There were many things that Chip had done that showed me he wasn’t building a championship team. Two of the main issues that concerned me were: 1. A never-evolving, vanilla offense that forced our own defense to play higher than normal play counts. 2. His impatience with certain personality types even when they were blue-chip talents. The Broncos team I was on would have eaten Chip alive. I don’t think he could have handled the plethora of large personalities.

There may some truth to what Mathis had to say but it's important to take a look at how his release from the Eagles unfolded. Most of it is outlined in an article by Eliot Shorr-Parks on It began when Mathis wanted to rework his contract in 2014 and former GM Howie Roseman offered a deal that was left on the table. 2015 would have been the final year of Mathis' five year contract and Kelly, who had no knowledge of the Roseman deal was not willing to rework the contract at that point.

Mathis was released in June 2015 after no willing trade partners were found. Kelly stated:

We were asked for a release by his agent on several occasions.
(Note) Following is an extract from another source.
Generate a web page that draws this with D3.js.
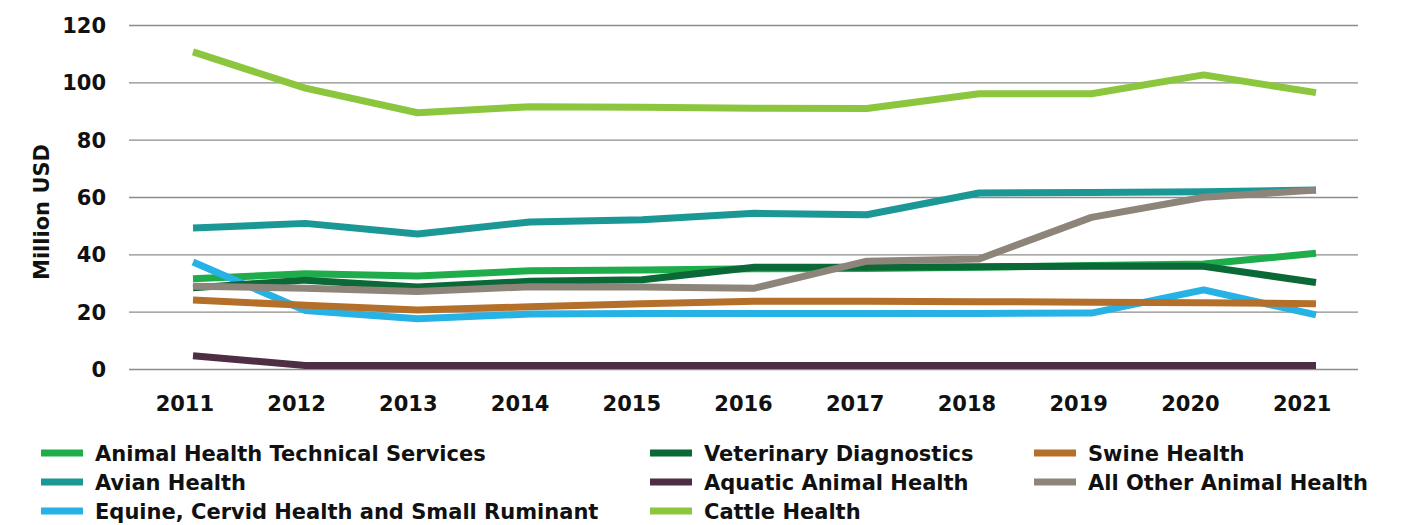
<!DOCTYPE html>
<html>
<head>
<meta charset="utf-8">
<script src="https://cdn.jsdelivr.net/npm/d3@7"></script>
<style>
  html, body { margin: 0; padding: 0; background: #fff; }
  svg { display: block; font-family: "DejaVu Sans", sans-serif; font-weight: 700; }
</style>
</head>
<body>
<svg id="chart" width="1408" height="525"></svg>
<script>
const years = ["2011","2012","2013","2014","2015","2016","2017","2018","2019","2020","2021"];
const yTicks = [0, 20, 40, 60, 80, 100, 120];

const seriesNames = [
  "Animal Health Technical Services",
  "Avian Health",
  "Equine, Cervid Health and Small Ruminant",
  "Veterinary Diagnostics",
  "Aquatic Animal Health",
  "Cattle Health",
  "Swine Health",
  "All Other Animal Health"
];
const seriesColors = ["#1fad4b", "#1b9896", "#27b2e6", "#0b6837", "#4e2e44", "#8cc63f", "#b4702a", "#8e857a"];

const animalHealthTechnicalServices = [31.5, 33.2, 32.4, 34.3, 34.5, 35.0, 35.1, 35.5, 36.1, 36.6, 40.4];
const avianHealth = [49.2, 50.8, 47.1, 51.3, 52.1, 54.3, 53.8, 61.4, 61.6, 61.8, 62.4];
const equineCervidSmallRuminant = [37.3, 20.4, 17.5, 19.2, 19.4, 19.4, 19.4, 19.4, 19.5, 27.6, 18.9];
const veterinaryDiagnostics = [28.3, 31.0, 28.6, 30.6, 31.1, 35.5, 35.5, 35.7, 35.8, 35.8, 30.2];
const aquaticAnimalHealth = [4.6, 1.2, 1.2, 1.2, 1.2, 1.2, 1.2, 1.2, 1.2, 1.2, 1.2];
const cattleHealth = [110.6, 98.0, 89.4, 91.5, 91.3, 91.0, 90.9, 96.0, 96.0, 102.6, 96.4];
const swineHealth = [24.1, 22.2, 20.6, 21.7, 22.8, 23.6, 23.6, 23.5, 23.3, 23.1, 22.8];
const allOtherAnimalHealth = [28.9, 28.2, 27.0, 28.7, 28.6, 28.2, 37.6, 38.4, 52.9, 59.9, 62.4];

const seriesValues = [
  animalHealthTechnicalServices, avianHealth, equineCervidSmallRuminant,
  veterinaryDiagnostics, aquaticAnimalHealth, cattleHealth, swineHealth, allOtherAnimalHealth
];

// legend order (row-major, 3 columns)
const legendOrder = [0, 3, 6, 1, 4, 7, 2, 5];

const svg = d3.select("#chart");
const plotLeft = 129, plotRight = 1358, plotTop = 25, plotBottom = 369;
const FONT = "'DejaVu Sans', sans-serif";

const xBand = d3.scaleBand().domain(years).range([plotLeft, plotRight]).padding(0);
const xLine = d3.scalePoint().domain(years).range([193, 1316]);
const y = d3.scaleLinear().domain([0, 120]).range([plotBottom, plotTop]);

// gridlines
const grid = svg.append("g")
  .attr("transform", `translate(${plotLeft},0)`)
  .call(d3.axisLeft(y).tickValues(yTicks).tickSize(-(plotRight - plotLeft)).tickFormat(""));
grid.select(".domain").remove();
grid.selectAll(".tick line").attr("stroke", "#8c8c8c").attr("stroke-width", 1.4);

// y tick labels
const yAxis = svg.append("g")
  .attr("transform", `translate(106,0)`)
  .call(d3.axisLeft(y).tickValues(yTicks).tickSize(0).tickPadding(0));
yAxis.select(".domain").remove();
yAxis.selectAll("text")
  .attr("font-family", FONT).attr("font-weight", 700)
  .attr("font-size", 21).attr("fill", "#111").attr("dy", "0.36em");

// x axis labels
const xAxis = svg.append("g")
  .attr("transform", `translate(0,${plotBottom})`)
  .call(d3.axisBottom(xBand).tickSize(0).tickPadding(0));
xAxis.select(".domain").remove();
xAxis.selectAll("text")
  .attr("font-family", FONT).attr("font-weight", 700)
  .attr("font-size", 21).attr("fill", "#111").attr("y", 34).attr("dy", "0.36em");

// y axis title
svg.append("text")
  .attr("transform", `translate(49,212) rotate(-90)`)
  .attr("text-anchor", "middle")
  .attr("font-family", FONT)
  .attr("font-size", 21).attr("fill", "#111")
  .text("Million USD");

// lines
const line = d3.line()
  .x((d, i) => xLine(years[i]))
  .y(d => y(d));

svg.append("g").selectAll("path")
  .data(seriesValues)
  .join("path")
  .attr("d", d => line(d))
  .attr("fill", "none")
  .attr("stroke", (d, i) => seriesColors[i])
  .attr("stroke-width", 7)
  .attr("stroke-linejoin", "round")
  .attr("stroke-linecap", "butt");

// legend
const colX = [41, 650, 1034];
const rowY = [453, 482, 511];
const legend = svg.append("g");
legendOrder.forEach((si, k) => {
  const col = k % 3, row = Math.floor(k / 3);
  const g = legend.append("g").attr("transform", `translate(${colX[col]},${rowY[row]})`);
  g.append("rect").attr("x", 0).attr("y", -3.5).attr("width", 42).attr("height", 7)
    .attr("fill", seriesColors[si]);
  g.append("text").attr("x", 54).attr("y", 0).attr("dy", "0.36em")
    .attr("font-family", FONT)
    .attr("font-size", 21).attr("fill", "#111")
    .text(seriesNames[si]);
});
</script>
</body>
</html>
Upon his release, Mathis claimed vehemently that had not wanted to be released. Shorr-Parks reported:

Mathis went as far as to bypass both his agent and top personnel executive Ed Marynowitz, reaching out to Kelly personally in an attempt to make things work.

As for the claim by Kelly that Mathis continued to want to be released even up to last week, the guard said that was not true, and that he had every intent on coming to both the mandatory mini-camp (which started Tuesday) and training camp even without a new deal.

Flash forward to a football season and a Super Bowl ring later and Mathis' tune has changed significantly. He admits requesting to be released repeatedly, even going as far as including Engelbert Humperdinck's "Please Release Me" as part of the pleading, sending a link to the song in a text to Kelly.

All of this background is not to say that Kelly comes to Santa Clara without issues but that Mathis has lost some credibility at this point. Just keep that in mind after reading his comments about Kelly, who's vanilla offense set franchise scoring records in 2013 (442 points) and 2014 (474 points). Just to put things perspective, the 49ers have only broken the 400 point mark twice in the last 15 years, 409 points in 2001 and 406 points in 2013.